Sorry to ramble but it’s an exciting thing to be able to think of my company and myself in a professional way for once.
I was painting a mural on an eggshell base coat and I sanded it to make highlights after it had been airbrushed. I was surprised to find the exact stone texture I wanted came up because of the raised eggshell bumps. It became the one of the ways I do building stone now.
That’s so cool – I love when that happens!
Many years ago I was making ceramic objects about life in Wyoming, where I lived, and about the environment and my worries for the survival of wildlife.

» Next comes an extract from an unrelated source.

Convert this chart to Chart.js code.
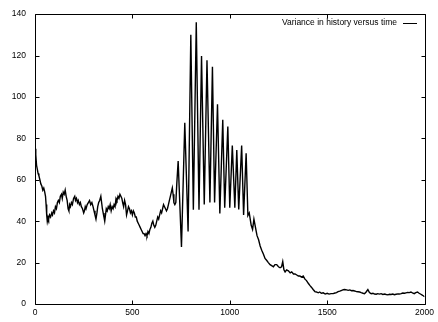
<!DOCTYPE html>
<html>
<head>
<meta charset="utf-8">
<script src="https://cdn.jsdelivr.net/npm/chart.js@4.4.1/dist/chart.umd.min.js"></script>
<style>
  html, body { margin: 0; padding: 0; background: #fff; }
  #wrap { width: 438px; height: 322px; }
</style>
</head>
<body>
<div id="wrap"><canvas id="chart" width="438" height="322"></canvas></div>
<script>
const seriesLabel = 'Variance in history versus time';
const xTicks = [0, 500, 1000, 1500, 2000];
const yTicks = [0, 20, 40, 60, 80, 100, 120, 140];

const steps = [
    0, 4, 8, 12, 16, 20, 25, 30, 35, 40, 45, 50, 54, 57, 60, 63, 67, 70, 75, 80,
    86, 90, 95, 100, 105, 110, 115, 120, 125, 130, 136, 140, 145, 150, 155, 160, 165, 170, 174, 178,
    182, 187, 192, 198, 204, 208, 213, 218, 222, 228, 233, 238, 244, 250, 254, 258, 262, 268, 274, 280,
    286, 292, 298, 303, 308, 313, 318, 322, 327, 332, 338, 342, 346, 350, 354, 358, 362, 366, 371, 376,
    381, 386, 391, 396, 401, 406, 411, 416, 421, 426, 431, 436, 441, 446, 450, 455, 460, 465, 470, 475,
    480, 485, 490, 495, 500, 505, 510, 515, 520, 525, 530, 535, 540, 545, 550, 555, 560, 565, 570, 575,
    580, 585, 590, 595, 600, 605, 610, 615, 620, 625, 630, 635, 640, 645, 650, 655, 660, 665, 670, 675,
    680, 685, 690, 695, 700, 705, 709, 713, 718, 723, 728, 735, 752, 769, 786, 800, 813, 828, 842, 855,
    869, 883, 898, 911, 922, 937, 949, 964, 974, 990, 1000, 1013, 1026, 1036, 1046, 1061, 1071, 1084, 1093, 1100,
    1110, 1117, 1124, 1130, 1136, 1140, 1148, 1156, 1164, 1173, 1181, 1190, 1198, 1207, 1215, 1224, 1232, 1241, 1250, 1258,
    1266, 1272, 1278, 1284, 1292, 1301, 1310, 1318, 1327, 1335, 1344, 1352, 1360, 1369, 1377, 1386, 1394, 1403, 1411, 1420,
    1428, 1437, 1445, 1454, 1462, 1470, 1480, 1490, 1500, 1510, 1520, 1531, 1540, 1548, 1556, 1565, 1575, 1583, 1590, 1600,
    1608, 1616, 1625, 1633, 1641, 1650, 1658, 1667, 1675, 1684, 1692, 1700, 1709, 1717, 1726, 1735, 1743, 1752, 1760, 1768,
    1777, 1786, 1795, 1803, 1812, 1820, 1828, 1837, 1845, 1854, 1863, 1871, 1880, 1888, 1897, 1905, 1913, 1922, 1930, 1938,
    1947, 1955, 1964, 1972, 1981, 1990, 2000
];

const variance = [
    75, 72, 67, 65, 63, 62, 60, 58, 57, 55, 56, 54, 52, 48, 43, 40, 42, 41, 43, 42,
    44, 43, 45, 44, 47, 46, 49, 50, 49, 52, 53, 51, 54, 53, 55, 52, 50, 46, 45, 48,
    47, 49, 48, 51, 52, 50, 51, 49, 50, 48, 49, 47, 46, 44, 45, 47, 46, 48, 49, 50,
    48, 49, 47, 45, 43, 41, 44, 47, 49, 50, 52, 49, 46, 44, 42, 40, 43, 46, 45, 47,
    46, 48, 45, 47, 46, 48, 47, 51, 50, 52, 51, 53, 52, 51, 49, 47, 50, 48, 43, 45,
    47, 46, 44, 45, 43, 45, 44, 42, 42, 40, 39, 38, 37, 36, 35, 34, 34, 33, 34, 33,
    35, 34, 36, 37, 39, 40, 38, 37, 38, 40, 42, 41, 43, 45, 44, 46, 48, 47, 46, 45,
    46, 48, 50, 52, 54, 56, 53, 49, 48, 49, 58, 69, 27.5, 87.5, 35, 130, 45.5, 136, 45.5, 119.8,
    48, 117.7, 49, 114.6, 49, 96.5, 43.7, 89, 46.5, 85.7, 46.5, 76.5, 46.5, 74.3, 45.7, 76.5, 43, 72.8, 42.7, 44,
    38, 36, 41, 38, 35, 33, 31, 28, 26, 24, 22, 21, 20, 19, 18.5, 18, 19, 19, 18, 17.5,
    18, 20.5, 16.5, 15.5, 16.5, 16, 15, 15.5, 14.5, 14.5, 14, 13.5, 13.5, 13, 13.5, 12, 11.3, 10, 9, 8,
    7, 6, 5.8, 5.4, 5.8, 5.2, 5.4, 4.8, 5.2, 4.8, 5, 5, 5.3, 5.5, 6, 6.2, 6.6, 6.9, 7, 6.8,
    6.6, 6.8, 6.4, 6.5, 6.3, 6, 5.9, 5.8, 5.5, 5.2, 5, 5.8, 7, 5.5, 5, 5.2, 4.8, 4.7, 5, 4.8,
    5, 4.6, 4.8, 4.6, 4.4, 4.7, 4.6, 4.8, 4.5, 4.7, 4.9, 4.8, 5, 5.3, 5.2, 5.4, 5.6, 5.5, 5.8, 5.4,
    5, 5.5, 5.8, 5.2, 4.7, 4.2, 3.5
];

const FAMILY = '"Liberation Sans", Arial, sans-serif';
const FONT_SIZE = 8.5;

// frame, inward ticks on all four sides and the key in the top right corner
const gnuplotFrame = {
    id: 'gnuplotFrame',
    afterDraw(chart) {
        const { ctx, chartArea: a, scales } = chart;
        const L = Math.round(a.left) + 0.5, R = Math.round(a.right) + 0.5;
        const T = Math.round(a.top) + 0.5, B = Math.round(a.bottom) + 0.5;
        ctx.save();
        ctx.strokeStyle = '#000';
        ctx.lineWidth = 1;
        ctx.beginPath();
        ctx.rect(L, T, R - L, B - T);
        xTicks.forEach(v => {
            const px = Math.round(scales.x.getPixelForValue(v)) + 0.5;
            ctx.moveTo(px, B); ctx.lineTo(px, B - 4);
            ctx.moveTo(px, T); ctx.lineTo(px, T + 4);
        });
        yTicks.forEach(v => {
            const py = Math.round(scales.y.getPixelForValue(v)) + 0.5;
            ctx.moveTo(L, py); ctx.lineTo(L + 4, py);
            ctx.moveTo(R, py); ctx.lineTo(R - 4, py);
        });
        ctx.stroke();

        // key
        ctx.font = FONT_SIZE + 'px ' + FAMILY;
        ctx.fillStyle = '#000';
        ctx.textAlign = 'right';
        ctx.textBaseline = 'middle';
        ctx.fillText(chart.data.datasets[0].label, 397, 23);
        ctx.beginPath();
        ctx.moveTo(403, 23.5);
        ctx.lineTo(417, 23.5);
        ctx.stroke();
        ctx.restore();
    }
};

new Chart(document.getElementById('chart').getContext('2d'), {
    type: 'line',
    data: {
        datasets: [{
            label: seriesLabel,
            data: steps.map((s, i) => ({ x: s, y: variance[i] })),
            borderColor: '#000',
            borderWidth: 1.4,
            pointRadius: 0,
            tension: 0,
            fill: false
        }]
    },
    options: {
        responsive: false,
        animation: false,
        layout: { padding: { top: 8, right: 11, left: 0, bottom: 0 } },
        plugins: { legend: { display: false }, tooltip: { enabled: false } },
        scales: {
            x: {
                type: 'linear',
                min: 0,
                max: 2000,
                afterBuildTicks: s => { s.ticks = xTicks.map(v => ({ value: v })); },
                afterFit: s => { s.height = 18; },
                grid: { display: false, drawTicks: false },
                border: { display: false },
                ticks: {
                    padding: 4, color: '#000', maxRotation: 0,
                    font: { family: FAMILY, size: FONT_SIZE },
                    callback: v => String(v)
                }
            },
            y: {
                min: 0,
                max: 140,
                afterBuildTicks: s => { s.ticks = yTicks.map(v => ({ value: v })); },
                afterFit: s => { s.width = 35; },
                grid: { display: false, drawTicks: false },
                border: { display: false },
                ticks: {
                    padding: 9, color: '#000',
                    font: { family: FAMILY, size: FONT_SIZE },
                    callback: v => String(v)
                }
            }
        }
    },
    plugins: [gnuplotFrame]
});
</script>
</body>
</html>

My most successful pieces sales-wise where large ceramic “cowboy boots” designed “for” the crazy people who were coming to the state for the previous energy boom. Unfortunately there was little market for them in Wyo, but they were selling well in Santa Fe and galleries in the east. BUT, they broke in shipping, and even shippers agreed there was no way to ship them for the price they sold for.
Totally discouraged, I went for a walk out on the prairie, and thought despondently “I might as well be making art for wildlife, instead of about them”
Makes me think about my husband and exercise – he expects a break through in a week – in shape, the work out is easier, etc. Poor guy – it’ll probably be 6 months of daily work to get there. (Is that long?)
As a textile art of 40+ Years I have started changing my medium and found a new world of possibilities opening up. Perhaps I could continue on textiles with my explorations but moving onto paper and wood substrate has given me a dramatic shift in options and ways of working that surprise me at every turn!
It’s a refreshing approach to stimulating creativity and innovation in both art and business practices
Hi, Kelly. Thanks for finding this older post and reading.